**Problem to solve:**
Give back the whole listing exactly as shown.

**Data lines:**
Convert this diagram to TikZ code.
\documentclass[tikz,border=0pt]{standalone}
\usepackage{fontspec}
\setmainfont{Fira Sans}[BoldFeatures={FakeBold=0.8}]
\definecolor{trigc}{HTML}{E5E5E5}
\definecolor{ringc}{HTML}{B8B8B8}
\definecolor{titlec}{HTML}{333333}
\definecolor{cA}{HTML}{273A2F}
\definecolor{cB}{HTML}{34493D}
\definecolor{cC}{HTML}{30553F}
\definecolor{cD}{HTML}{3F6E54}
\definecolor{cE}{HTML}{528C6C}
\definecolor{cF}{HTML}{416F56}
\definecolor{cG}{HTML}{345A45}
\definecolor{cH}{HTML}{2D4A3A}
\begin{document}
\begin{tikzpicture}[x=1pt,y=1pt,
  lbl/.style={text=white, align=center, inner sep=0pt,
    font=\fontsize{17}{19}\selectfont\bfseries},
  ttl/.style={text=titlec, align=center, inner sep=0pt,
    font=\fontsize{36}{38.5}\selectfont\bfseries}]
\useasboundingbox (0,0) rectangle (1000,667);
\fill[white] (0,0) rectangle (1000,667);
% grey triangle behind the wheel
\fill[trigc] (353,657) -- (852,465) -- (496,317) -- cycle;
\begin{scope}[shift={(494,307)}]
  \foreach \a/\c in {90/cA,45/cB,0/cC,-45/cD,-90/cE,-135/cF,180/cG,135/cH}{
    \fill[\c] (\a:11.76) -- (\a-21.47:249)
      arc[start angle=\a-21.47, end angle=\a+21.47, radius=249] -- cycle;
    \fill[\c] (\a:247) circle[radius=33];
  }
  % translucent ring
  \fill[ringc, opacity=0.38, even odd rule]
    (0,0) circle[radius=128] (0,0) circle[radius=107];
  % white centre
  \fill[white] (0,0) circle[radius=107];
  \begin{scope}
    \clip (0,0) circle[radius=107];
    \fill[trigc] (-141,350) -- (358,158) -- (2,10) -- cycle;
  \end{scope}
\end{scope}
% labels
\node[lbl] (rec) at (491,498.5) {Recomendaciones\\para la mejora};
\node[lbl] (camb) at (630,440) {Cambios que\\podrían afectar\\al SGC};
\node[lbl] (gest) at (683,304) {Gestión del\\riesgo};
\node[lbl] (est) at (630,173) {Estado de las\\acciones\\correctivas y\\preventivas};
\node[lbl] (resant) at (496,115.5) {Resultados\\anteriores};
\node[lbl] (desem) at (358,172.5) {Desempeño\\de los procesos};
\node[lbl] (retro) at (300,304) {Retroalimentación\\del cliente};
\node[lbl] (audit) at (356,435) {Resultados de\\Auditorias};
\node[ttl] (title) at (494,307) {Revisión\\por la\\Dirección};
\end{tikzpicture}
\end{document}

**Written response:**
Convert this diagram to TikZ code.
\documentclass[tikz,border=0pt]{standalone}
\usepackage{fontspec}
\setmainfont{Fira Sans}[BoldFeatures={FakeBold=0.8}]
\definecolor{trigc}{HTML}{E5E5E5}
\definecolor{ringc}{HTML}{B8B8B8}
\definecolor{titlec}{HTML}{333333}
\definecolor{cA}{HTML}{273A2F}
\definecolor{cB}{HTML}{34493D}
\definecolor{cC}{HTML}{30553F}
\definecolor{cD}{HTML}{3F6E54}
\definecolor{cE}{HTML}{528C6C}
\definecolor{cF}{HTML}{416F56}
\definecolor{cG}{HTML}{345A45}
\definecolor{cH}{HTML}{2D4A3A}
\begin{document}
\begin{tikzpicture}[x=1pt,y=1pt,
  lbl/.style={text=white, align=center, inner sep=0pt,
    font=\fontsize{17}{19}\selectfont\bfseries},
  ttl/.style={text=titlec, align=center, inner sep=0pt,
    font=\fontsize{36}{38.5}\selectfont\bfseries}]
\useasboundingbox (0,0) rectangle (1000,667);
\fill[white] (0,0) rectangle (1000,667);
% grey triangle behind the wheel
\fill[trigc] (353,657) -- (852,465) -- (496,317) -- cycle;
\begin{scope}[shift={(494,307)}]
  \foreach \a/\c in {90/cA,45/cB,0/cC,-45/cD,-90/cE,-135/cF,180/cG,135/cH}{
    \fill[\c] (\a:11.76) -- (\a-21.47:249)
      arc[start angle=\a-21.47, end angle=\a+21.47, radius=249] -- cycle;
    \fill[\c] (\a:247) circle[radius=33];
  }
  % translucent ring
  \fill[ringc, opacity=0.38, even odd rule]
    (0,0) circle[radius=128] (0,0) circle[radius=107];
  % white centre
  \fill[white] (0,0) circle[radius=107];
  \begin{scope}
    \clip (0,0) circle[radius=107];
    \fill[trigc] (-141,350) -- (358,158) -- (2,10) -- cycle;
  \end{scope}
\end{scope}
% labels
\node[lbl] (rec) at (491,498.5) {Recomendaciones\\para la mejora};
\node[lbl] (camb) at (630,440) {Cambios que\\podrían afectar\\al SGC};
\node[lbl] (gest) at (683,304) {Gestión del\\riesgo};
\node[lbl] (est) at (630,173) {Estado de las\\acciones\\correctivas y\\preventivas};
\node[lbl] (resant) at (496,115.5) {Resultados\\anteriores};
\node[lbl] (desem) at (358,172.5) {Desempeño\\de los procesos};
\node[lbl] (retro) at (300,304) {Retroalimentación\\del cliente};
\node[lbl] (audit) at (356,435) {Resultados de\\Auditorias};
\node[ttl] (title) at (494,307) {Revisión\\por la\\Dirección};
\end{tikzpicture}
\end{document}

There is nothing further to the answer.